The author is ingenious in this regard. The reader is aware of the shallow selfishness of the Thorpes, and the innocence of Catherine. I am sure many readers, like me, uttered obscenities under their breath while reading about the lengths that John and Isabella go to in order to further their own aims.

But despite her innocence, Catherine has moral courage, and refuses to do what she knows is rude or selfish. In this she shows herself to be a true heroine – while she is not fully aware of all of the machinations that are happening, she is guided by her own inner knowledge of goodness, and while she still suffers, she prevails.
John Thorpe’s lies have an unintended effect – they falsely convince Henry’s father, General Tilney, that Catherine is an heiress of a huge fortune. This causes General Tilney to encourage the relationship between Henry and Catherine. He invites her to stay with them at their stately family home, Northanger Abbey.
Catherine is delighted. Because of her love of gothic romances, she is fascinated by old castles, and supposes Northanger Abbey to be haunted, and perhaps the scene of a gruesome murder (it is not). The author uses Catherine’s imagination to spoof the whole idea of the stormy haunted castle where unspeakable crimes might have been committed.
Catherine discovers the castle is ordinary. She also fully realises the full extent of Isabella Thorpe’s falseness, when she hears that she has broken off her engagement with James because she has found a “better prospect” in Henry’s brother Frederick.
Just as Catherine begins to hope for a future with Henry, circumstances intervene in a way that tests both their characters.

Catherine has learned, through painful experience, how superficial the world can be at times. She returns heartbroken to her parents’ home at Fullerton. But Henry’s own moral courage prevails. He stands up to his father’s superficiality and convinces him to allow Henry to pursue a relationship with Catherine.
On the surface this seems like a simple “boy meets girl” romance. It is anything but.
The novel feels surprisingly modern for a work written at the end of the eighteenth century.
One “hidden” character in the novel is the narrator herself. This is not a bland third-person omniscient narrative. Austen speaks to us, and expresses her opinions. She cracks jokes, and makes sarcastic comments about people. She promotes the benefits of reading. Because of this we are invited into Austen’s confidence. She encourages us to laugh at vanity and pretension, but also reminds us how easily even well-meaning people can misunderstand one another:
“Their joy on this meetings was very great, as well it might, since they had been contented to know nothing of each other for the last fifteen years.”
“talking both together, far more ready to give than to receive information, and each hearing very little what the other said.”
“To look almost pretty is an acquisition of higher delight to a girl who has been looking plain the first fifteen years of her life than a beauty from her cradle can ever receive.”

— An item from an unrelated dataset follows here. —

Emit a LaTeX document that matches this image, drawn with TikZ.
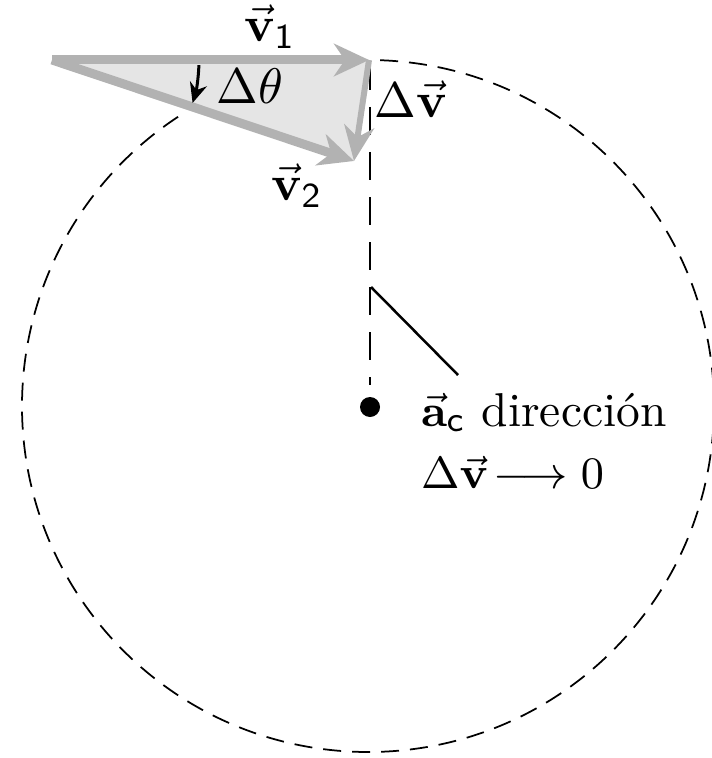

“He was a very clever young man, as clever as they ever are who can only talk of one thing.”
“her heart was affectionate, her disposition cheerful and open, without conceit or affectation of any kind… her mind about as ignorant and uninformed as the female mind at seventeen usually is.”
Catherine is a genuine heroine. She is not rescued by her knight in shining armour. She is forced to deal with difficult situations while in possession of limited knowledge and experience. All she has to guide her is her own innocent sense of right and wrong. And it’s enough.
The fact that she eventually has a “happily ever after” experience is not because someone came to her aid in her time of need, but because she did the right thing when it mattered most.
But perhaps the most unusual thing about this novel is that it was the first novel that Austen wrote, she sold it to a publisher, but it was never published. She purchased it back after nearly 18 years. But it wasn’t until she died that we gained the opportunity to see into her mind when she was a young author.
This is a short and brilliant novel that can be easily read in a few hours. It’s well worth your time. I am glad I read it.